Cream puff dough
1 cup water
1 stick butter
1 cup all-purpose flour
4 eggs
Cream filling
1 package pudding (chocolate is superior)
1 cup milk
1 tsp vanilla
3 Tbsp powdered sugar
1 cup heavy cream
Chocolate drizzle
1/4 cup semi-sweet chocolate chips
1Tbsp butter
2 Tbsp heavy cream
Preheat oven to 400°.
For dough:
In a medium sized saucepan, combine water and butter and bring to a rolling boil. Reduce heat to low and add flour. Mix until smooth and a dough ball has formed. Remove pan from heat and let cool for a few minutes. Add in eggs one at a time and beat until completely combined. (This may take a couple minutes, but just trust and keep mixing.) Add in second egg once the first is completely combined. Repeat with the other two eggs. Spoon or pipe gold dollar sized dollops onto a lightly greased cookie sheet. Bake at 400° for 25-30 minutes. Remove and cool on wrack.
For filling:
Whisk pudding mix, milk, and vanilla together, then place in fridge for about 5 minutes. Whip heavy cream with powdered sugar then fold into pudding.
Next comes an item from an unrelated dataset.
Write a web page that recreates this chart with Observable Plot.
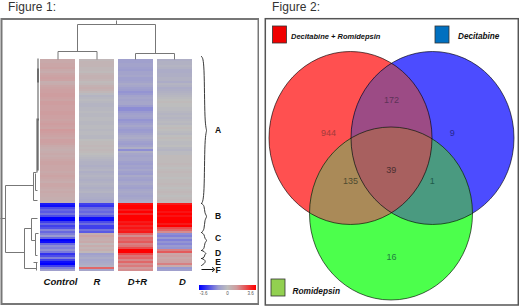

Let chill in the fridge
For chocolate drizzle:
In a microwave safe dish, melt chocolate chips and butter in the microwave. (About 2, 15 second intervals, stirring after both.) Mix in heavy cream and microwave in 10 second intervals until smooth and “drizzle-able”.
Assembling:
Once puffs are completely cooled, cut a small hole in the bottom and pipe filling into the puffs. Drizzle chocolate over puffs.
Additional notes:
I made the chocolate drizzle after I had filled the puffs, that way the drizzle doesn’t harden again.